I want to be able to digitally switch the input of a line-level preamplifier. I was considering using relays to physically connect or disconnect each source to the input of the amp, which would be perfect in terms of fidelity. But is that sort of overkill? Would CMOS transmission gates be good enough? Am I overlooking something far simpler and more obvious? Thanks.
Relays have the best specs: (almost) zero resistance when on, infinite resistance when off. Use reed-relays, not power relays.
They're better suited for the low current, and often have a lifetime as high as 100 \$\times\$ 10\$^6\$ operations, which is forever. Reed relays won't give you an audible click either. If you use SPDT or DPDT relays you can switch between signal and ground, so that the input doesn't pick up noise when off.
If you want to go electronic there's the 74HC4066, like Pentium100 suggests, but you'll easily find switches with better specs. Analog Devices has a wide offering, the dual SPDT ADG1636 has very good figures: 1\$\Omega\$ on resistance, and 0.007% THD+N.

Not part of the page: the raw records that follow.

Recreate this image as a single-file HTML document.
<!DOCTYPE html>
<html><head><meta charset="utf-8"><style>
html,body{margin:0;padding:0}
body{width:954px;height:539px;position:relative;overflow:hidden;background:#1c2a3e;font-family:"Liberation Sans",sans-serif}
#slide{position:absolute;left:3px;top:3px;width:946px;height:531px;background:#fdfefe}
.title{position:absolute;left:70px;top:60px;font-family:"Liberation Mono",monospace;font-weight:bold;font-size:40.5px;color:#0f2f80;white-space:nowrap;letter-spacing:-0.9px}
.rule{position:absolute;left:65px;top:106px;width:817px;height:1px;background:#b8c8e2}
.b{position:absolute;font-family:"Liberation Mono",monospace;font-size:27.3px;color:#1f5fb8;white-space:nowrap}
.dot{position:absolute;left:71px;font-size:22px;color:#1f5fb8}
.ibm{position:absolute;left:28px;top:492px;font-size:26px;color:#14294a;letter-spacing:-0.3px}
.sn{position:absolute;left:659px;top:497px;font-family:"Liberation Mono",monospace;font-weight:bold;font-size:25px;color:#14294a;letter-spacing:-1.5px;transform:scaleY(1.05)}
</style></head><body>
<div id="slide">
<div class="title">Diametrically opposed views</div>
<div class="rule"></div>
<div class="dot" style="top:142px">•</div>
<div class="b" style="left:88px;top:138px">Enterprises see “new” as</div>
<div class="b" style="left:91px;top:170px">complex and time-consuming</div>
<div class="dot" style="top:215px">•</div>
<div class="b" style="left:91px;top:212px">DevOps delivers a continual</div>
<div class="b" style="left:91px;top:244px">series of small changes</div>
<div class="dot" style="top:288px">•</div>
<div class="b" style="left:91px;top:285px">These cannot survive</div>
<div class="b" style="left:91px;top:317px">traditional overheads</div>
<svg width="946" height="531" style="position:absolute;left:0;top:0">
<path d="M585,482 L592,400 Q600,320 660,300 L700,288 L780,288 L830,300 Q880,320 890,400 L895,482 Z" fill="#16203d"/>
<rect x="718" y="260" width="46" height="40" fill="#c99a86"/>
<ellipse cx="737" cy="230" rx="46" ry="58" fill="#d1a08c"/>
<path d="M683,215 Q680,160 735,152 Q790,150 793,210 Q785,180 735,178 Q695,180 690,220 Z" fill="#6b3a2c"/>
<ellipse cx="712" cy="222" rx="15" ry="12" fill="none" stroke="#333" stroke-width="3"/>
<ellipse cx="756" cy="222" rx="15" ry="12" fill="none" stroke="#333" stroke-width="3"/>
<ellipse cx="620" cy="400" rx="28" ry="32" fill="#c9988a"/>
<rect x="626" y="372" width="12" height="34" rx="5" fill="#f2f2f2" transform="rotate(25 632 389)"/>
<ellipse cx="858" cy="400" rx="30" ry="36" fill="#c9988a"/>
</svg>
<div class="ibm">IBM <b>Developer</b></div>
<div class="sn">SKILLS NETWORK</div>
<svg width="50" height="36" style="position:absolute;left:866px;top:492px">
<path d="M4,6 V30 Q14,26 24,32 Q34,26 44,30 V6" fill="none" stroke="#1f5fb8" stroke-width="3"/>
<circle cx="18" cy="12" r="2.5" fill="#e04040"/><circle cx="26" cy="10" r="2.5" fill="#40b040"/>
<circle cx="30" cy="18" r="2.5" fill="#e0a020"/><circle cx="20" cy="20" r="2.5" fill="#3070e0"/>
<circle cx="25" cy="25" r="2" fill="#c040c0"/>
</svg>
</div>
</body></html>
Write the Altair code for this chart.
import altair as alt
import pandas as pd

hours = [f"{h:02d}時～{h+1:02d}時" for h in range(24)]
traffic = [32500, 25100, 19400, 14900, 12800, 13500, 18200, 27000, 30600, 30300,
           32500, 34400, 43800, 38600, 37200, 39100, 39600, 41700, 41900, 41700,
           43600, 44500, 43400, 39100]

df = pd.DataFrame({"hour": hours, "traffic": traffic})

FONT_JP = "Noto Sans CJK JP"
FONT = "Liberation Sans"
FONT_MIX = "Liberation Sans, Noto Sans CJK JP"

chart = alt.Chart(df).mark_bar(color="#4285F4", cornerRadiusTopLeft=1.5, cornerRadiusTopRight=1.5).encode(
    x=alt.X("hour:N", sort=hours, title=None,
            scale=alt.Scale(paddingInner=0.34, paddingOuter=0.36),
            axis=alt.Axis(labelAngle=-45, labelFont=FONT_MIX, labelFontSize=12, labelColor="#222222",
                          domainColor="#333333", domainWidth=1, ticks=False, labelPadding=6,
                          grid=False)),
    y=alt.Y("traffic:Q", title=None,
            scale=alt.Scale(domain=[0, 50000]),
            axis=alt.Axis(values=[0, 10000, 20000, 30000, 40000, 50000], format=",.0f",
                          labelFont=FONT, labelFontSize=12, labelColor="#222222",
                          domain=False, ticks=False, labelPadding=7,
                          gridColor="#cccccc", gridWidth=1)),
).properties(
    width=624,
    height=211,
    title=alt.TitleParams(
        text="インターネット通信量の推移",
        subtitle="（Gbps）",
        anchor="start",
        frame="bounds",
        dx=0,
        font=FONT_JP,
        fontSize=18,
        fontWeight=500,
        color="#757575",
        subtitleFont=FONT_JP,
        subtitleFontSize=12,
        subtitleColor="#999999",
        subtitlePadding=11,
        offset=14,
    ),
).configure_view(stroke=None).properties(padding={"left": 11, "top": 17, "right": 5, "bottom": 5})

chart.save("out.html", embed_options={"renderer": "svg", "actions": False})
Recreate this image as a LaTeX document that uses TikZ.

The electronic switches can be controlled by a logic voltage and hardly need power (the ADG1636 consumes less than 1\$\mu\$A).
Relays are the best, but you can use switching chips like CD4066, but they introduce a bit of distortion, though it is not a lot and different chips distort the signal a different amount. Still, the 4066 was used in high quality devices, like the Marantz PMD-430 portable cassette deck, probably the best portable there is.